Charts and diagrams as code

= = = =

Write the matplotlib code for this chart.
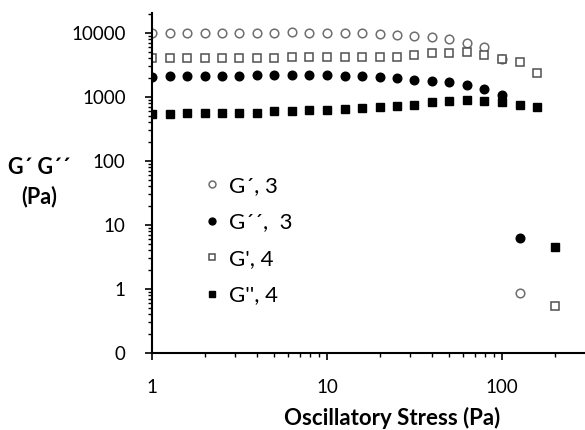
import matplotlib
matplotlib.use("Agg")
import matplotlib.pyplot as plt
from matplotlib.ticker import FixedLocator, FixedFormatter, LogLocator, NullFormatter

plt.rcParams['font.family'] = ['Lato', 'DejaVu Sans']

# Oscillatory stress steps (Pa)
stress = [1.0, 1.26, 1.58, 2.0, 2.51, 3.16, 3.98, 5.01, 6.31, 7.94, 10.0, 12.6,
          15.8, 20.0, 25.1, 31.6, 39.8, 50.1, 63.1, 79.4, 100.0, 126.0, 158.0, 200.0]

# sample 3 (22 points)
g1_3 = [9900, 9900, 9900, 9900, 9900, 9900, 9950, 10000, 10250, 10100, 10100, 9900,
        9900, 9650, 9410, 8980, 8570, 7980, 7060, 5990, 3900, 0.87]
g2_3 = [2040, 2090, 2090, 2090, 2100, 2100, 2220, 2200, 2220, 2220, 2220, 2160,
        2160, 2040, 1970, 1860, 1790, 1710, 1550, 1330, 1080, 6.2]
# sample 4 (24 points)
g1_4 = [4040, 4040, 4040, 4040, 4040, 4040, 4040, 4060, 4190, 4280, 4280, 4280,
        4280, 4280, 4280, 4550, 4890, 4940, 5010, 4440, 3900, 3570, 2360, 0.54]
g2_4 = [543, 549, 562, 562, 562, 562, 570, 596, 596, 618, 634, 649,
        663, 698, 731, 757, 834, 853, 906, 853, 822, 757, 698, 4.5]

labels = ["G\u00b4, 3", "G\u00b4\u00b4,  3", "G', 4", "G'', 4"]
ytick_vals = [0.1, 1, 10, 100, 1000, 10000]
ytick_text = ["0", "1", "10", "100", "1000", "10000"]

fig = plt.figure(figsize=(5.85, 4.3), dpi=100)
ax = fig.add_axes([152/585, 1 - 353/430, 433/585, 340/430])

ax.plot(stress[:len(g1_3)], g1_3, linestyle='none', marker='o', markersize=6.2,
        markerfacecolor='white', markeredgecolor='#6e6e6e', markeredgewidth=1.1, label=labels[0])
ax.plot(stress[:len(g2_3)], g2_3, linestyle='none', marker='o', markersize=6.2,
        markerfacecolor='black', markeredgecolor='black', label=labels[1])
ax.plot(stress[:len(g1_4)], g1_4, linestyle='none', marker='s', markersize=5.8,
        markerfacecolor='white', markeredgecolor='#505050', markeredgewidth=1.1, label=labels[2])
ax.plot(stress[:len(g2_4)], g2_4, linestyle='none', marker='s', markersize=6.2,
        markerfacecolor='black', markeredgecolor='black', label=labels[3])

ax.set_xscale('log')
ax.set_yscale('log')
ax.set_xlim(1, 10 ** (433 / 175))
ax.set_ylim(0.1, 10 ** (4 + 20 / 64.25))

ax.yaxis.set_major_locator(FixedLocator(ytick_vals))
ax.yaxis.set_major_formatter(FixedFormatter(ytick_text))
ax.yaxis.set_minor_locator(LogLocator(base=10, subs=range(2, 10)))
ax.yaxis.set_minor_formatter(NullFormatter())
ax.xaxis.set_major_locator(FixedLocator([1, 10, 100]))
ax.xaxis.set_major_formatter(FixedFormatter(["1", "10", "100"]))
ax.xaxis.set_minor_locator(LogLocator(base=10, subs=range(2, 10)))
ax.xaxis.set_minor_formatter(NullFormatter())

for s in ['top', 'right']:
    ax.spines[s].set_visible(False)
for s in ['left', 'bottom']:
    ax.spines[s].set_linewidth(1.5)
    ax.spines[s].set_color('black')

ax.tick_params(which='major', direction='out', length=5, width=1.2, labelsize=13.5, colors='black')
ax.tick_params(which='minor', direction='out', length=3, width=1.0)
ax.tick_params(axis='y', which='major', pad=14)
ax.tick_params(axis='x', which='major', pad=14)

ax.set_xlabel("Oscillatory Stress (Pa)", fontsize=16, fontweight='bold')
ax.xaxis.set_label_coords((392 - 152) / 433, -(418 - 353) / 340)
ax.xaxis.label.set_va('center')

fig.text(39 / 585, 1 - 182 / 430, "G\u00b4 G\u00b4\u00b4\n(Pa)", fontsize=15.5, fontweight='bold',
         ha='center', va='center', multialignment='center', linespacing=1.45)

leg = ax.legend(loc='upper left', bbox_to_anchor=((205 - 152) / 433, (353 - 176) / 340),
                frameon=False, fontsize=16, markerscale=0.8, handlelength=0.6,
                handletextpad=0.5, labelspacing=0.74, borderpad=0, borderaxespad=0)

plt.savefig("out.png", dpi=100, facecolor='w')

= = = =

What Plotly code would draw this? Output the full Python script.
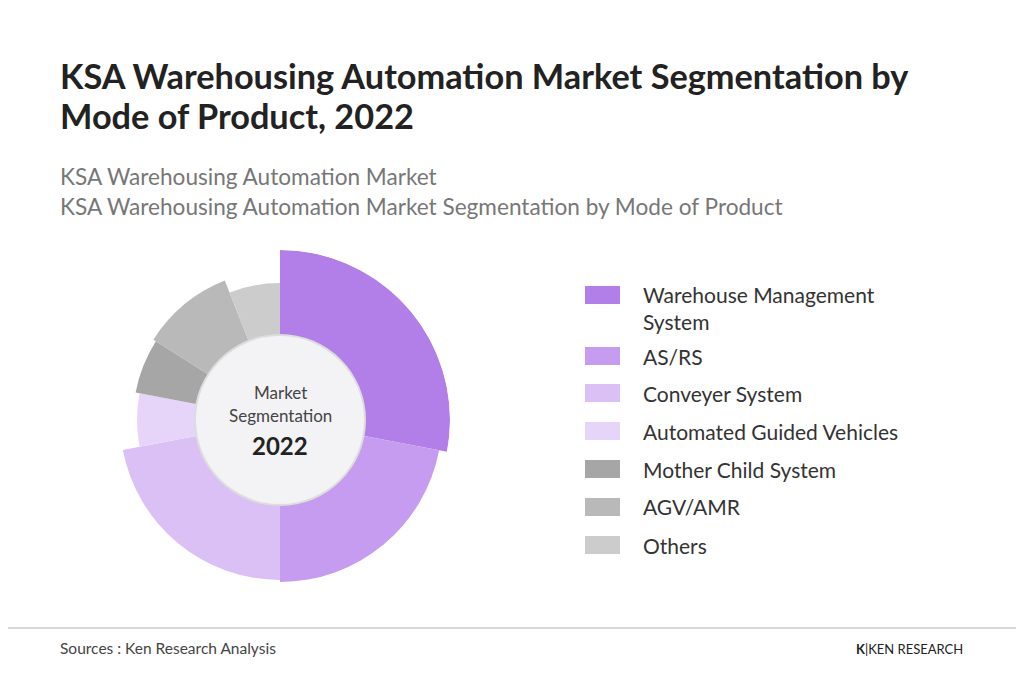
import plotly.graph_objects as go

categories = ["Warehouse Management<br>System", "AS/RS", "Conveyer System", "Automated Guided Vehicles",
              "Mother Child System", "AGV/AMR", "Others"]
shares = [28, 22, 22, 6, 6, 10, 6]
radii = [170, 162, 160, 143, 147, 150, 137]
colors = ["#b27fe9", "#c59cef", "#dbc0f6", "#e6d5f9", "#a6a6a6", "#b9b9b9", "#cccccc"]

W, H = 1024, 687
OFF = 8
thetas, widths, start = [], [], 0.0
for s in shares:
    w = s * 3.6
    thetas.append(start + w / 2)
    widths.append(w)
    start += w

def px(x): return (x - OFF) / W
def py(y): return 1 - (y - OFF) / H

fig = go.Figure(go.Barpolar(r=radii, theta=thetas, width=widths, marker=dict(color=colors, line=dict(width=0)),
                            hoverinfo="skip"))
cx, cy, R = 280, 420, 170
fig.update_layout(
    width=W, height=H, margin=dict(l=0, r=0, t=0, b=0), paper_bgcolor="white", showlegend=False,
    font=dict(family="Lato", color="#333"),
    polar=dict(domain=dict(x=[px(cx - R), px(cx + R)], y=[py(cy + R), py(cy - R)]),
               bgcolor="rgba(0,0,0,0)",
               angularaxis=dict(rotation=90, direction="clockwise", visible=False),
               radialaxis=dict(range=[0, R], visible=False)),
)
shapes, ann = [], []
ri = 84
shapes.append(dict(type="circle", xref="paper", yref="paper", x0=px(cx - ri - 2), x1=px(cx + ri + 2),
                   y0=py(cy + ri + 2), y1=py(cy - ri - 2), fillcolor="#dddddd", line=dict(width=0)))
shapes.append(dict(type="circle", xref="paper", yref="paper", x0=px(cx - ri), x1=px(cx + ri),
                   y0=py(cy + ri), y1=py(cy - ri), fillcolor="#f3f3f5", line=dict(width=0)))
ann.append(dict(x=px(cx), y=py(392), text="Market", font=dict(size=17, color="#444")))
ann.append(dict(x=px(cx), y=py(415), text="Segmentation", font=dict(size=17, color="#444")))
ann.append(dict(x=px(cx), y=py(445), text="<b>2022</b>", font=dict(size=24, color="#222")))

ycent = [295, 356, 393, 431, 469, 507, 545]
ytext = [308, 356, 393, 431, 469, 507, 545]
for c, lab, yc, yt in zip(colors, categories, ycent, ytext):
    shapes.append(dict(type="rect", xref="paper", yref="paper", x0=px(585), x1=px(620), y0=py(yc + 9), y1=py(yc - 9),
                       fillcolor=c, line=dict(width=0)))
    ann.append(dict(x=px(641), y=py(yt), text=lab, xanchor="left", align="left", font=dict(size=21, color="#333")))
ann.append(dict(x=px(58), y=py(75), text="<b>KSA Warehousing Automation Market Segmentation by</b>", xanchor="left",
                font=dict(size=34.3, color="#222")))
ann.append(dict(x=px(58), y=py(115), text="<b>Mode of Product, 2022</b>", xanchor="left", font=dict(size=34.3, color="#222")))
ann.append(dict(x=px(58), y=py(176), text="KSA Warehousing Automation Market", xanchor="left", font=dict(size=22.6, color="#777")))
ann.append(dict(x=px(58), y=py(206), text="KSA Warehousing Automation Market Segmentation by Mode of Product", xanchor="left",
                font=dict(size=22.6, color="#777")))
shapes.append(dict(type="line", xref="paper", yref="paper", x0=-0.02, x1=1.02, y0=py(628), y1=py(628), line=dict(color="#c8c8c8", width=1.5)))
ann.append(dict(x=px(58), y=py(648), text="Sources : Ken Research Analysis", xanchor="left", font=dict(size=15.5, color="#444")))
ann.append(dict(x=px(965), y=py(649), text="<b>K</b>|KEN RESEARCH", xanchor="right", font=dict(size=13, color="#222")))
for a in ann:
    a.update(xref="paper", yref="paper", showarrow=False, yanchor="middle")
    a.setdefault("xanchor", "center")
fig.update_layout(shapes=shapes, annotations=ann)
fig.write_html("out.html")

= = = =

THE EXERCISE: Nothing but the lines from the one with "What Plotly code" through the one with "def py(y): return 1 - (y - OFF) / H" is to be copied, exactly and ends included. Leave pictures out.

PROBLEM SOLUTION:
What Plotly code would draw this? Output the full Python script.
import plotly.graph_objects as go

categories = ["Warehouse Management<br>System", "AS/RS", "Conveyer System", "Automated Guided Vehicles",
              "Mother Child System", "AGV/AMR", "Others"]
shares = [28, 22, 22, 6, 6, 10, 6]
radii = [170, 162, 160, 143, 147, 150, 137]
colors = ["#b27fe9", "#c59cef", "#dbc0f6", "#e6d5f9", "#a6a6a6", "#b9b9b9", "#cccccc"]

W, H = 1024, 687
OFF = 8
thetas, widths, start = [], [], 0.0
for s in shares:
    w = s * 3.6
    thetas.append(start + w / 2)
    widths.append(w)
    start += w

def px(x): return (x - OFF) / W
def py(y): return 1 - (y - OFF) / H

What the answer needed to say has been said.